The Indian steel industry is on a slow growth curve. Domestic demand for steel has fallen because of inflation and high interest rates. Low availability of raw materials, high cost, upheaval in the mining sector, state bans, and environmentalist pressures are creating more problems for steel producers. The Editorial March 2013 reveals that the growth rate of the Indian iron and steel industry fell from 11% in 2010 to 4.3% in 2011.
India is the fourth largest producer of crude steel in the world today. It is also an importer of steel since 2007. It is projected that if the 12th Five Year Plan proposals are implemented as per schedule, India could grab second place by 2015-16. However, as the 12th Plan Period (2012-17) commences, the prospect does not look bright for domestic demand of steel though per capita consumption in India has increased from 36.6kg in 2005 to 51.7kg in 2010.
Challenges facing the Indian steel industry
There are many problems that are hurting the growth of the Indian steel industry:
- Non-availability of iron ore: Iron ore is available in plenty in India but unregulated mining and large scale exports have raised concerns on the long-term availability of raw materials to address domestic demand. For the sake of sustainability, the Ministry is restricting exports and making efforts to preserve the non-renewable iron ore fields.
- Non-availability of coking coal: Coking coal is largely imported as domestic availability of the resource is limited. Raw material security and price volatility are challenges. Non-coking coal used for sponge iron production is growing scarce; imports will create heavy cost burdens on the steel sector.
- Inadequate infrastructure: Inadequate sintering and pelletisation facilities for steel as well as domestic technology to process low grade iron ore are significant challenges.

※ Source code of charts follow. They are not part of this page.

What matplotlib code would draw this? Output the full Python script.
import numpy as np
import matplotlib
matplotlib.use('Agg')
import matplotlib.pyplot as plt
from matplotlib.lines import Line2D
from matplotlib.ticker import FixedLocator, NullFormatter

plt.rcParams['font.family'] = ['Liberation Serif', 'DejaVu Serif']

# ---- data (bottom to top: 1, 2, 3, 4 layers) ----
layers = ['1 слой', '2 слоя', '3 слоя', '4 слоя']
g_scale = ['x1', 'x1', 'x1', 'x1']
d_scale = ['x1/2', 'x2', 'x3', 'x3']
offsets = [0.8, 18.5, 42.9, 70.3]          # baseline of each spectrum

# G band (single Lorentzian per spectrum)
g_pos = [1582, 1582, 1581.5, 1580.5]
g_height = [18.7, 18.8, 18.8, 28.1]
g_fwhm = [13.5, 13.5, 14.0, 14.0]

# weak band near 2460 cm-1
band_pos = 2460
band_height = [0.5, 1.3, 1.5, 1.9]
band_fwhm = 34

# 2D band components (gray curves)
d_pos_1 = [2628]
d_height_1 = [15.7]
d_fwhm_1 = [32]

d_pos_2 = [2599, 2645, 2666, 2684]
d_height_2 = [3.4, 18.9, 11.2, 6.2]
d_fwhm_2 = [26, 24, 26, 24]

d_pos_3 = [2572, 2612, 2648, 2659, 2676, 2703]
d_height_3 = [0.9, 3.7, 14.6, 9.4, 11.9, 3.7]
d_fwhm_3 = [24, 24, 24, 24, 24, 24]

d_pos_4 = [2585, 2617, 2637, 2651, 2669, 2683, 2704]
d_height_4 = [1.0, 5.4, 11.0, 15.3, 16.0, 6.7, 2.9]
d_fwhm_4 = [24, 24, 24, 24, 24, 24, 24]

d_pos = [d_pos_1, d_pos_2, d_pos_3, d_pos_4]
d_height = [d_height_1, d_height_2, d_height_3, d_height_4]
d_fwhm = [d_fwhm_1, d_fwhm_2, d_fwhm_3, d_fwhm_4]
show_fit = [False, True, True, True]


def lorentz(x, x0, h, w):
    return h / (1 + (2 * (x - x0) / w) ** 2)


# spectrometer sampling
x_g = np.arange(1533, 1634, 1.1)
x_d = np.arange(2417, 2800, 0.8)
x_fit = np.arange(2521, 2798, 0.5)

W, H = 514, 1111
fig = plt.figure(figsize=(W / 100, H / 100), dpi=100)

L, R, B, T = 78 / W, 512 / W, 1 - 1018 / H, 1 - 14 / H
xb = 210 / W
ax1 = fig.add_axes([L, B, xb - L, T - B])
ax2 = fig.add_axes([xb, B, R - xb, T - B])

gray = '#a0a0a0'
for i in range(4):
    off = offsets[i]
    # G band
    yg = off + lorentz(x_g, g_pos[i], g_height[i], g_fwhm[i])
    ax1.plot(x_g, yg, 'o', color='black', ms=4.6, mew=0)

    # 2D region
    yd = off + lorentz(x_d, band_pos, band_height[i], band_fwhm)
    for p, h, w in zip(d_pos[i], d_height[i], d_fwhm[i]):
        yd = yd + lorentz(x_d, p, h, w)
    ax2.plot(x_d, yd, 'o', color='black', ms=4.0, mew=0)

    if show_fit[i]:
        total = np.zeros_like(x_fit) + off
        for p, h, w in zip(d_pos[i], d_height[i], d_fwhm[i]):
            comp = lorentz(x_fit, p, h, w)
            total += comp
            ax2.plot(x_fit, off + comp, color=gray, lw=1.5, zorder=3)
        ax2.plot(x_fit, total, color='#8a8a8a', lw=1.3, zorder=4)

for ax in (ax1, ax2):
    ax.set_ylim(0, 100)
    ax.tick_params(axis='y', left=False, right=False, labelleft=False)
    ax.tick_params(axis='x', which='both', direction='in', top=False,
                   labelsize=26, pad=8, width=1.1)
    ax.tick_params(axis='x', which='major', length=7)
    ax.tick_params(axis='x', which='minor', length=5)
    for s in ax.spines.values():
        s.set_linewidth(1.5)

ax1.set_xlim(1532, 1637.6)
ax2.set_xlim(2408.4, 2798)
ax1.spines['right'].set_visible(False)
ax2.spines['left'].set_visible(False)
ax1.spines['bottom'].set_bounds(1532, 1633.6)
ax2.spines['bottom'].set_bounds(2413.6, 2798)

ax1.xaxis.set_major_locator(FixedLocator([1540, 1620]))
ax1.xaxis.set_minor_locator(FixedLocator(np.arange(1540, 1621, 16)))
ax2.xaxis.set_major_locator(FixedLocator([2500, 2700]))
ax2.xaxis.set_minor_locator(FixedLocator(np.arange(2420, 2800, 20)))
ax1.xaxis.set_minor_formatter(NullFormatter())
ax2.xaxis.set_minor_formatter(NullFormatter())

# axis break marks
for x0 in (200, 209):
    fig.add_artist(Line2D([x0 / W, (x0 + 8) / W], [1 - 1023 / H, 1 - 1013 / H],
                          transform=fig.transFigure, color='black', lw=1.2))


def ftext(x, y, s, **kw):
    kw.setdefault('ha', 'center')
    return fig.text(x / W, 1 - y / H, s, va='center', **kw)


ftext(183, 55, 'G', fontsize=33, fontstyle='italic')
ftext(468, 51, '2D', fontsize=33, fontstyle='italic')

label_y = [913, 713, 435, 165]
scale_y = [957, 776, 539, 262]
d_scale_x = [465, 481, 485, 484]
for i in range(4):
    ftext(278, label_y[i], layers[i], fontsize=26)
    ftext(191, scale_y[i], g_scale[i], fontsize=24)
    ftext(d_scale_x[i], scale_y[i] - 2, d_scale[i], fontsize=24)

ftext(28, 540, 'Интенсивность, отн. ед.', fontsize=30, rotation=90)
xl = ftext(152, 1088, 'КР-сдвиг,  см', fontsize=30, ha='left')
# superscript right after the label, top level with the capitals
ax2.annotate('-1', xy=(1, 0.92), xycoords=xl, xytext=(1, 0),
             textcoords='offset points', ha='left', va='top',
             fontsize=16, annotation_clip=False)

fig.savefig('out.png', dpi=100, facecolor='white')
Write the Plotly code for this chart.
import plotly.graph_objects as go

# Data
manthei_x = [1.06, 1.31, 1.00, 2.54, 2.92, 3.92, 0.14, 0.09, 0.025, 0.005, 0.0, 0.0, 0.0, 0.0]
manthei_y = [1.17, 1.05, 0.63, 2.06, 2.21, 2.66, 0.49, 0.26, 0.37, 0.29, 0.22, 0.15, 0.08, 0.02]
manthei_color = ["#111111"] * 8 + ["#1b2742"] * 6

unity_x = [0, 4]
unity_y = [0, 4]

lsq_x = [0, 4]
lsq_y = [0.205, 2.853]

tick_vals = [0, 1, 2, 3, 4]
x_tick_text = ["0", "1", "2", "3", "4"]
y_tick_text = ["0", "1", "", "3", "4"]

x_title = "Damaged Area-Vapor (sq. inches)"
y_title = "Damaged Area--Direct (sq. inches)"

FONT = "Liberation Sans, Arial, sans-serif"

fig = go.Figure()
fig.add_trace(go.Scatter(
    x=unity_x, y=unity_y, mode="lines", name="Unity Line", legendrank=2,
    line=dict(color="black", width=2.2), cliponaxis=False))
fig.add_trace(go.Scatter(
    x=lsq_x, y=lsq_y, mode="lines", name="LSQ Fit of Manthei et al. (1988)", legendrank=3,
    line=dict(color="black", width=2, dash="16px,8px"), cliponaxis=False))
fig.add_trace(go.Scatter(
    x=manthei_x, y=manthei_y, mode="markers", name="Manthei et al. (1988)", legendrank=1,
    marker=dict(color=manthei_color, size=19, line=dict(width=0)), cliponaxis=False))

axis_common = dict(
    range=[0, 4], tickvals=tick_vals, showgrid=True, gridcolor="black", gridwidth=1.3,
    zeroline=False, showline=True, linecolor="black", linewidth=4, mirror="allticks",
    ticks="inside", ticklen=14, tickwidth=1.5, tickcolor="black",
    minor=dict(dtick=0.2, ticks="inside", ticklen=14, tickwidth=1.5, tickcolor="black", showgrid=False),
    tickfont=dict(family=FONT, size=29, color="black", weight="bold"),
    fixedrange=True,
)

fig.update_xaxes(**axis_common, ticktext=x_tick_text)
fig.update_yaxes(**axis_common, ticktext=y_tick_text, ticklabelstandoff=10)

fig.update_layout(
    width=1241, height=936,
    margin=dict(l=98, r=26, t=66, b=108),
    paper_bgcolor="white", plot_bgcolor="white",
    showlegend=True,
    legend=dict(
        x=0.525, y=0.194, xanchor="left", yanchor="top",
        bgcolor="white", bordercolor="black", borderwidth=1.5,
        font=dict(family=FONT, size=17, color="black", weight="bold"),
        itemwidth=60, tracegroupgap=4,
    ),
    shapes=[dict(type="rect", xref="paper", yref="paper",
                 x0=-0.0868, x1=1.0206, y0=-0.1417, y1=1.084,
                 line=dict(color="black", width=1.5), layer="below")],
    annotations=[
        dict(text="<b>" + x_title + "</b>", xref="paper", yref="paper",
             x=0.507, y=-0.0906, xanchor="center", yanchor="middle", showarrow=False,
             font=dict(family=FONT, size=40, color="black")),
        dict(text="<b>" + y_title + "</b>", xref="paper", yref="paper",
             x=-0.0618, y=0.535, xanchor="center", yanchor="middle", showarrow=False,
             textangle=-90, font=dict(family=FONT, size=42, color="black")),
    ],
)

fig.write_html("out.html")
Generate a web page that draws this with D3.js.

Existing road, railway, port and power facilities are not good enough to support the 12th Plan working group’s optimistic projection of steel production doubling in the next 5 years.
- Outdated technology and R&D: The performance of Indian steel plants is lagging because of low quality inputs, obsolete technology in treating resources, and insufficient R&D on alternate technologies to reduce wastes and cost, and address environmental concerns.
- Cheap steel imports: Indian steel industry players are concerned about the cheap steel dumped into India by Japan and Korea, following the Free Trade Agreement and lower import duties. “India has spent over $5.5 billion of precious foreign exchange Iast year in importing steel which Indian steel mills are capable of producing,” says Dilip Oommen, CEO & MD, Essar Steel India Limited.
Steel industry prospects
As per the 12th Five Year Plan, infrastructure will receive an investment of $1 million. If that happens, domestic demand, infrastructure and the economy will receive a boost. The Steel Ministry proposes to increase steel production to 60 million tonnes in the next 5 years with an investment of ₹2.5 crore. Therefore, the Ministry plans to review steel-related sectoral caps by banks and consider relaxation of norms on External Commercial Borrowings (ECBs).
The Steel Ministry also expects domestic steel demand to rise by 10.3% annually by the final year of the 12th Plan. World Steel Association, a leading global steel body, predicts steel consumption will increase by 5% in India in 2013.
As of now, the steel industry is experiencing immense pressure on profit margins. Rising input costs have increased steel production outlay. At the same time, low demand has created over-capacity. JSW Steel reported ₹669 crore in losses (analysis) in the second quarter of this fiscal. Tata Steel also saw profits going down by 89% (analysis). Steel companies may have to look at export options to maintain profits but the global scenario is hardly more encouraging. To be sure, it’s a tough time for steel manufacturers.